Now, when I say, “Santino’s an idiot,” you’re probably thinking something like, “Well, duh, he tried to backstab John Wick, the man known for making mob mooks drop like potatoes in a spud storm.” And that is true! More directly though, I mean that if he really wanted John dead, Santino should have chosen a better approach than throwing thugs at him. He could have had that tunnel booby-trapped. He could have had him sniped from a rooftop as he made his way back to the Continental. He could have tried meeting with him and poisoning him. And I’m not saying all of these would have been guaranteed to work–they very well might not have. That doesn’t change that they’re smarter decisions than what he went with.
Predictably, John survives, and then decides (even with a bounty on his head) to make his mission to shoot Santino in the face.
This isn’t meant to be a criticism of the movie; if anything, the movie works better because it develops Santino as a villain. Yes, he’s an idiot. But he’s an idiot that other characters recognize as an idiot; or at the very least, incompetent and unnecessarily cruel.
Remember what I said above: when Santino’s father died, he deliberately did not give him control over the crime family or his seat at the High Table. The conversation between John and Gianna also indicates that she agrees that Santino’s a poor fit for the role (and also she seems to feel a little bad that her brother made John kill her, as they used to be friends). Santino spends the entire movie then proving his father and sister correct by squandering his resources trying to clean up a mess he made in the first place. In the end, he ends up hiding in the Continental for sanctuary, as it’s against the rules to kill there… and then rubbing it John’s face while the man has a gun out, not realizing that the man whose life he made unnecessarily difficult would be way too angry to care about the rules. He gets a bullet to the head for his stupidity.

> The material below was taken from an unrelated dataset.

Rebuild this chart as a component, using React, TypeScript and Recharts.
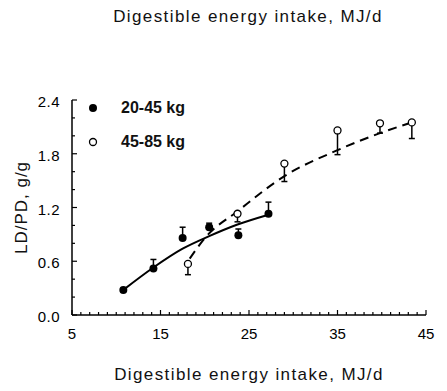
import React from "react";
import { ComposedChart, Line, Scatter, XAxis, YAxis, ErrorBar, Legend } from "recharts";

const FONT = '"Liberation Sans", Arial, Helvetica, sans-serif';

// 20-45 kg pigs (filled circles), SE bars point up
const lightIntake = [10.8, 14.2, 17.5, 20.5, 23.8, 27.2];
const lightRatio = [0.28, 0.52, 0.86, 0.98, 0.89, 1.13];
const lightSe = [0, 0.1, 0.12, 0.045, 0.07, 0.13];

// 45-85 kg pigs (open circles), SE bars point down
const heavyIntake = [18.1, 23.7, 29.0, 35.0, 39.8, 43.4];
const heavyRatio = [0.57, 1.13, 1.69, 2.06, 2.14, 2.15];
const heavySe = [0.12, 0.09, 0.2, 0.27, 0.11, 0.18];

// fitted curves
const lightFitX = [10.8, 14.2, 17.5, 20.5, 23.7, 27.2];
const lightFitY = [0.28, 0.53, 0.74, 0.88, 1.01, 1.12];
const heavyFitX = [18.3, 20.2, 23.6, 29.0, 35.0, 39.8, 43.4];
const heavyFitY = [0.63, 0.88, 1.15, 1.55, 1.84, 2.03, 2.15];

const legendItems = ["20-45 kg", "45-85 kg"];

const xTicks = [
  5, 6, 7, 8, 9, 10, 11, 12, 13, 14, 15, 16, 17, 18, 19, 20, 21, 22, 23, 24, 25,
  26, 27, 28, 29, 30, 31, 32, 33, 34, 35, 36, 37, 38, 39, 40, 41, 42, 43, 44, 45,
];
const xLabels = [5, 15, 25, 35, 45];
const yTicks = [0, 0.2, 0.4, 0.6, 0.8, 1.0, 1.2, 1.4, 1.6, 1.8, 2.0, 2.2, 2.4];
const yLabels = [0, 0.6, 1.2, 1.8, 2.4];

const lightPoints = lightIntake.map((x, i) => ({ x, y: lightRatio[i], se: [0, lightSe[i]] }));
const heavyPoints = heavyIntake.map((x, i) => ({ x, y: heavyRatio[i], se: [heavySe[i], 0] }));
const lightFit = lightFitX.map((x, i) => ({ x, y: lightFitY[i] }));
const heavyFit = heavyFitX.map((x, i) => ({ x, y: heavyFitY[i] }));

const XTick = (props: any) => {
  const { x, y, payload } = props;
  const big = xLabels.includes(payload.value);
  return (
    <g>
      <line x1={x} y1={y} x2={x} y2={y - (big ? 5 : 3)} stroke="#000" strokeWidth={1.2} />
      {big && (
        <text x={x} y={y + 24} textAnchor="middle" fontSize={15} fontFamily={FONT} fill="#000">
          {payload.value}
        </text>
      )}
    </g>
  );
};

const YTick = (props: any) => {
  const { x, y, payload } = props;
  const big = yLabels.includes(payload.value);
  return (
    <g>
      <line x1={x} y1={y} x2={x + (big ? 5 : 3)} y2={y} stroke="#000" strokeWidth={1.2} />
      {big && (
        <text x={x - 12} y={y + 7} textAnchor="end" fontSize={15} fontFamily={FONT} fill="#000" letterSpacing={0.5}>
          {payload.value.toFixed(1)}
        </text>
      )}
    </g>
  );
};

const FilledDot = (p: any) => <circle cx={p.cx} cy={p.cy} r={4} fill="#000" />;
const OpenDot = (p: any) => (
  <circle cx={p.cx} cy={p.cy} r={3.5} fill="#fff" stroke="#000" strokeWidth={1.3} />
);

const renderLegend = () => (
  <div style={{ fontFamily: FONT, fontSize: 16, fontWeight: 700, color: "#111" }}>
    {legendItems.map((name, i) => (
      <div
        key={name}
        style={{ display: "flex", alignItems: "center", height: 20, marginBottom: i === 0 ? 14 : 0 }}
      >
        <svg width={16} height={16}>
          {i === 0 ? (
            <circle cx={8} cy={8} r={4} fill="#000" />
          ) : (
            <circle cx={8} cy={8} r={3.5} fill="#fff" stroke="#000" strokeWidth={1.3} />
          )}
        </svg>
        <span style={{ marginLeft: 20 }}>{name}</span>
      </div>
    ))}
  </div>
);

export default function App() {
  return (
    <div style={{ position: "absolute", left: 0, top: 0, width: 447, height: 391, background: "#fff" }}>
      <div
        style={{
          position: "absolute",
          left: 48,
          top: 7,
          width: 400,
          textAlign: "center",
          fontFamily: FONT,
          fontSize: 17,
          lineHeight: "20px",
          letterSpacing: 1.4,
          color: "#111",
        }}
      >
        Digestible energy intake, MJ/d
      </div>
      <ComposedChart width={447} height={391} margin={{ top: 100, right: 21, bottom: 6, left: 0 }}>
        <XAxis
          dataKey="x"
          type="number"
          domain={[5, 45]}
          ticks={xTicks}
          interval={0}
          allowDataOverflow
          height={70}
          tickSize={0}
          tickMargin={0}
          tickLine={false}
          tick={<XTick />}
          axisLine={{ stroke: "#000", strokeWidth: 1.5 }}
          label={{
            value: "Digestible energy intake, MJ/d",
            position: "insideBottom",
            offset: 5,
            style: { fontSize: 17, letterSpacing: 1.4, fill: "#111", fontFamily: FONT },
          }}
        />
        <YAxis
          type="number"
          domain={[0, 2.4]}
          ticks={yTicks}
          interval={0}
          allowDataOverflow
          width={72}
          tickSize={0}
          tickMargin={0}
          tickLine={false}
          tick={<YTick />}
          axisLine={{ stroke: "#000", strokeWidth: 1.5 }}
          label={{
            value: "LD/PD, g/g",
            angle: -90,
            position: "insideLeft",
            offset: 21,
            style: { textAnchor: "middle", fontSize: 17, letterSpacing: 1, fill: "#111", fontFamily: FONT },
          }}
        />
        <Legend
          layout="vertical"
          align="center"
          verticalAlign="middle"
          content={renderLegend}
          wrapperStyle={{ left: 85, top: 98, width: "auto" }}
        />
        <Line
          data={lightFit}
          dataKey="y"
          type="monotone"
          stroke="#000"
          strokeWidth={2}
          dot={false}
          activeDot={false}
          legendType="none"
          isAnimationActive={false}
        />
        <Line
          data={heavyFit}
          dataKey="y"
          type="monotone"
          stroke="#000"
          strokeWidth={2}
          strokeDasharray="9 6"
          dot={false}
          activeDot={false}
          legendType="none"
          isAnimationActive={false}
        />
        <Scatter data={lightPoints} dataKey="y" shape={FilledDot} isAnimationActive={false}>
          <ErrorBar dataKey="se" direction="y" width={3} stroke="#000" strokeWidth={1.5} />
        </Scatter>
        <Scatter data={heavyPoints} dataKey="y" shape={OpenDot} isAnimationActive={false}>
          <ErrorBar dataKey="se" direction="y" width={3} stroke="#000" strokeWidth={1.5} />
        </Scatter>
      </ComposedChart>
    </div>
  );
}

[There’s some speculation on the TV Tropes YMMV page for this movie that maybe this was all some ridiculously complex plan on Santino’s part, but I think that’s giving him too much credit. He’s plainly got more power than sense, and again, his being passed up for the job as head of the Camorra indicates that the straightforward explanation works better.]
I think it’s really cool that we (the audience) are told he didn’t get the job as head honcho on his own, and then the story demonstrates over and over again why that is. You see, villains don’t actually need to be competent. Don’t get me wrong, a good, clever villain can really liven up a story, and there are plenty of examples of incredibly smart antagonists. And it doesn’t do to make your villain a nonsensical idiot. The first book of Iron Druid Chronicles has the main villain render himself impotent in his elaborate revenge plot to get an excuse to kill the protagonist…even though his blood feud has been well-established and he already has good reason to want him dead.

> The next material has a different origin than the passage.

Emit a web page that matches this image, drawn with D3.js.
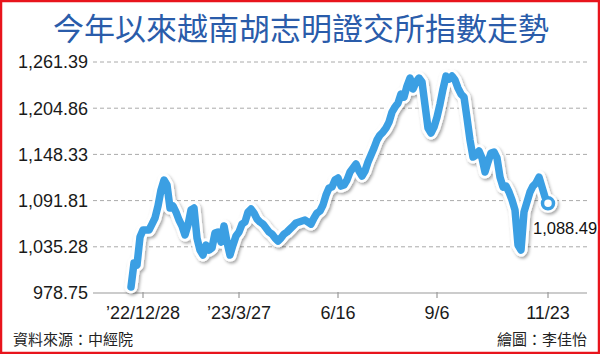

But! Sometimes it’s good to have a villain who isn’t necessarily the smartest guy in the room, because that is what we often see in the real world. Many of the villains we see in history, or heck, on the news, aren’t doing horrible evil deeds because they’re clever. A clever man wouldn’t drag his nation into war for his own ambitions and ego. A clever group wouldn’t assassinate a well-loved politician in public and brag about it. A clever woman wouldn’t forge promissory bank notes of a well-known millionaire when the bank could easily call him up and learn that he didn’t write them.

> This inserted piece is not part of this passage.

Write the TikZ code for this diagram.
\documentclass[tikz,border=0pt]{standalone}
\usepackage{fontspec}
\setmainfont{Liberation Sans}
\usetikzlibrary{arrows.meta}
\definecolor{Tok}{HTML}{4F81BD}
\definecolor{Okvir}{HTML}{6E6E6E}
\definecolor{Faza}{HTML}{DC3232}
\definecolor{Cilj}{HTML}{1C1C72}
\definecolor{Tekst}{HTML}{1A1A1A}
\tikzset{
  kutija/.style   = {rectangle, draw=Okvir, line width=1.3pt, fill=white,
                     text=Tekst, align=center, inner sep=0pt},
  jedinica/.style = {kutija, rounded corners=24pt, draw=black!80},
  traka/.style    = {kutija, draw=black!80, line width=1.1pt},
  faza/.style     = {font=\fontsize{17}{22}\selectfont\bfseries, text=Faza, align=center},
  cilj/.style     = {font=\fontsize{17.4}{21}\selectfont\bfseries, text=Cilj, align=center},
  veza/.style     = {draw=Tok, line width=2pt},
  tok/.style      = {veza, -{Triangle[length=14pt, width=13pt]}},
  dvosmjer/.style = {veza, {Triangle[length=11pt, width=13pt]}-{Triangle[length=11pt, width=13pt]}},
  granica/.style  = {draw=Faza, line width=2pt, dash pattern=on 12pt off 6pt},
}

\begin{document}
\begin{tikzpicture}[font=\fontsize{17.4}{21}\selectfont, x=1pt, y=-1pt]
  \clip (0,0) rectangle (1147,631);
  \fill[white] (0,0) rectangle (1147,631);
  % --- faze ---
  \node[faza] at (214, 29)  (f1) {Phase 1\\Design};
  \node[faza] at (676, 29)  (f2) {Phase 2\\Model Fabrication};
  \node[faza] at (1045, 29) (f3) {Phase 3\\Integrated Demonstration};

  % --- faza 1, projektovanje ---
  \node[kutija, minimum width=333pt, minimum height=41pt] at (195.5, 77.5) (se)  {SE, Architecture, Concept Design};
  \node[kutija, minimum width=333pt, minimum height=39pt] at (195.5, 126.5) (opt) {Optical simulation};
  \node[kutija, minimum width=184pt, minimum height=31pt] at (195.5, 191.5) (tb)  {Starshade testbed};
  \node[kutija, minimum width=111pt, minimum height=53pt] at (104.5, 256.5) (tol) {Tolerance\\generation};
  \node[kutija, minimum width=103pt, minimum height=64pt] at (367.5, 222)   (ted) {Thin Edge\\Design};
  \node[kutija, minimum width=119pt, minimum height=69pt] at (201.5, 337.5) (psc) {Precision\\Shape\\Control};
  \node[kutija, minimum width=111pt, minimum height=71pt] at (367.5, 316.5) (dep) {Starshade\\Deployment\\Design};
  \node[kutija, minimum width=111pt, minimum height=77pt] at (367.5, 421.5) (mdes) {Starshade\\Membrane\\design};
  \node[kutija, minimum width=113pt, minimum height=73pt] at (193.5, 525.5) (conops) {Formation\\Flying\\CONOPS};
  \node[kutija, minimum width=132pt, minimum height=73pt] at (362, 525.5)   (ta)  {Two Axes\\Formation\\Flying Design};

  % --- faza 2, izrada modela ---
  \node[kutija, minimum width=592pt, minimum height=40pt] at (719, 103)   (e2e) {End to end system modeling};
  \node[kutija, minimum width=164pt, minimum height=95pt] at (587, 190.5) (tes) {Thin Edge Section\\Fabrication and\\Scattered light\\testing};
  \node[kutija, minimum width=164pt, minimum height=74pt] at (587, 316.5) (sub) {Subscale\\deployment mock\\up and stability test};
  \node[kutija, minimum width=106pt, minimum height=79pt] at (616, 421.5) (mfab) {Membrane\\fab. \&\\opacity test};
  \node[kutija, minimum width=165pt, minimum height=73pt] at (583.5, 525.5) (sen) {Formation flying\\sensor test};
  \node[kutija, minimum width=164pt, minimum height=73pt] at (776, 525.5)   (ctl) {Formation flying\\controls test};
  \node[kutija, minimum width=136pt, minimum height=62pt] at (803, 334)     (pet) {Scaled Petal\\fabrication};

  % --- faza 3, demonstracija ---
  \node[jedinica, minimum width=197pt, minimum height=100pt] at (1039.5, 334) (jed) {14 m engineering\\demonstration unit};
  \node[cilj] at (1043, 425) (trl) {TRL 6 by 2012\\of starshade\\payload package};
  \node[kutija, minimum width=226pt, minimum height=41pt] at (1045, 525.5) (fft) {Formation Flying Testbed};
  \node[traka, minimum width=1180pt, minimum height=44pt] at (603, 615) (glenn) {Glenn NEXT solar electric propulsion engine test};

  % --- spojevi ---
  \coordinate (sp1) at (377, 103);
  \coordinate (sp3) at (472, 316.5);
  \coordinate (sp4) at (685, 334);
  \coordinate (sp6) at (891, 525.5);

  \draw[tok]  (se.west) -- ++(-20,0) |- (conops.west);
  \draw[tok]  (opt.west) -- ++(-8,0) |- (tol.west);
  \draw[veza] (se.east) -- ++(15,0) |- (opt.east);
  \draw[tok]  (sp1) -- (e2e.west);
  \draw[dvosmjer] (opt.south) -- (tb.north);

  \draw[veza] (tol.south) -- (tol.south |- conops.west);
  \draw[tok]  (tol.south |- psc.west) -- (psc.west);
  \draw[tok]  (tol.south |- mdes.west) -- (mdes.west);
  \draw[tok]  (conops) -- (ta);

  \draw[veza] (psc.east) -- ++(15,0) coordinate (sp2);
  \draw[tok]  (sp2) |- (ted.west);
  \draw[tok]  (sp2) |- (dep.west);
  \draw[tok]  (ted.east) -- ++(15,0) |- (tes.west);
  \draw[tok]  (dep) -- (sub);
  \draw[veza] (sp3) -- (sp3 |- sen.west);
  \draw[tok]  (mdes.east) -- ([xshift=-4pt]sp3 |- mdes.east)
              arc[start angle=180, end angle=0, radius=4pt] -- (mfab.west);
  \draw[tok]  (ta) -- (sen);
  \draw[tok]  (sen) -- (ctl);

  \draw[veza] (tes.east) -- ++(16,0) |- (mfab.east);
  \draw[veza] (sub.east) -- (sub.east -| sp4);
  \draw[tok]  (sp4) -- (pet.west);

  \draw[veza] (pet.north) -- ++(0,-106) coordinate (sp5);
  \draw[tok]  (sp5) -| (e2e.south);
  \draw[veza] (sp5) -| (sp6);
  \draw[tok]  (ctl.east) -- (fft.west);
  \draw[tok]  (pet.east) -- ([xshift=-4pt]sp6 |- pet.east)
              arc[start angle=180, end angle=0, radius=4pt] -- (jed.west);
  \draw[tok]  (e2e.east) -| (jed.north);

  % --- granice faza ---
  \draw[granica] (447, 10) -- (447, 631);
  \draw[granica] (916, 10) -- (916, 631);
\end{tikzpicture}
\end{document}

But these things all happened anyway. Because a lot of times, the really dangerous people aren’t the ones who have it all figured out, they’re the ones who think they do. All of those examples I listed above were by people who weren’t as smart as they think they are, and still caused massive problems.
Same with Santino. He thought he could have his sister assassinated, then kill the assassin, and everything would go fine. He didn’t consider that sending a gang of goons to kill said assassin, or heck, involving John Fricking Wick in the first place, would go badly. John Wick, a man who was frighteningly good at killing people and surviving impossible scenarios, and made it abundantly clear that he wants to be left alone with his dog.
And Santino done ticked him off.
Stupid head.
This is good character development, though! We’re told that a character is unsuitable for something, and then we see the that he’s not through his actions. You’d be surprised how often that doesn’t happen–that a piece of fiction tells us something about a character, and we never see it in action. For instance, anytime you hear a character referred to as a brilliant strategist in a movie or television show, actually pay attention: they’re rarely any good at tactics, and often laughably bad.
Santino D’Antonio was an idiot. And that’s the entire point of his character.